**Written instruction**. Leave the pictures out and quote every line from the start of the listing to the line with "from matplotlib.ticker import FuncFormatter", inclusive.
^^^^
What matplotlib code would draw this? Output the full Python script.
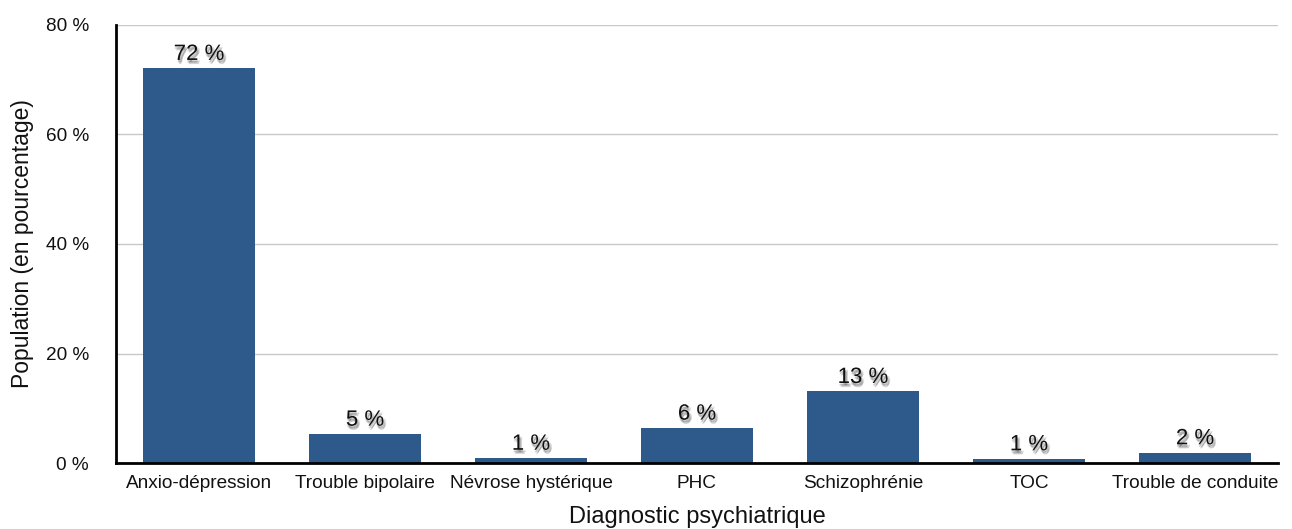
import matplotlib
matplotlib.use("Agg")
import matplotlib.pyplot as plt
import matplotlib.patheffects as pe
from matplotlib.ticker import FuncFormatter

categories = ["Anxio-dépression", "Trouble bipolaire", "Névrose hystérique",
              "PHC", "Schizophrénie", "TOC", "Trouble de conduite"]
values = [72.1, 5.3, 0.9, 6.4, 13.1, 0.8, 1.9]
yticks = [0, 20, 40, 60, 80]

plt.rcParams["font.family"] = ["Liberation Sans", "DejaVu Sans"]

fig = plt.figure(figsize=(12.92, 5.29), dpi=100)
ax = fig.add_axes([116 / 1292, 1 - 463 / 529, 1162 / 1292, 438 / 529])

x = range(len(categories))
bars = ax.bar(x, values, width=0.67, color="#2d5a8b", zorder=3)

ax.set_xlim(-0.5, len(categories) - 0.5)
ax.set_ylim(0, 80)
ax.set_yticks(yticks)
ax.yaxis.set_major_formatter(FuncFormatter(lambda v, p: f"{v:.0f} %"))
ax.set_xticks(list(x))
ax.set_xticklabels(categories)
ax.tick_params(axis="both", length=0, labelsize=13.7, colors="#111111")
ax.tick_params(axis="x", pad=9)
ax.tick_params(axis="y", pad=19.5)

ax.grid(axis="y", color="#c8c8c8", linewidth=1, zorder=0)
for side in ("top", "right"):
    ax.spines[side].set_visible(False)
for side in ("left", "bottom"):
    ax.spines[side].set_linewidth(2)
    ax.spines[side].set_color("black")
    ax.spines[side].set_zorder(4)

ax.set_xlabel("Diagnostic psychiatrique", fontsize=17, labelpad=10, color="#111111")
ax.set_ylabel("Population (en pourcentage)", fontsize=16.5, labelpad=8.5, color="#111111")

# soft drop shadow under each value label
shadow = [pe.SimplePatchShadow(offset=(dx, dy), shadow_rgbFace="black", alpha=0.12)
          for dx, dy in [(0.5, -1.5), (1.5, -2.5), (1, -3), (0, -2), (2, -1.5)]]
shadow.append(pe.Normal())

for bar, v in zip(bars, values):
    ax.text(bar.get_x() + bar.get_width() / 2, v + 0.6, f"{v:.0f} %",
            ha="center", va="bottom", fontsize=16, color="#111111",
            path_effects=shadow, zorder=5)

fig.savefig("out.png", dpi=100)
^^^^
**The answer**.
What matplotlib code would draw this? Output the full Python script.
import matplotlib
matplotlib.use("Agg")
import matplotlib.pyplot as plt
import matplotlib.patheffects as pe
from matplotlib.ticker import FuncFormatter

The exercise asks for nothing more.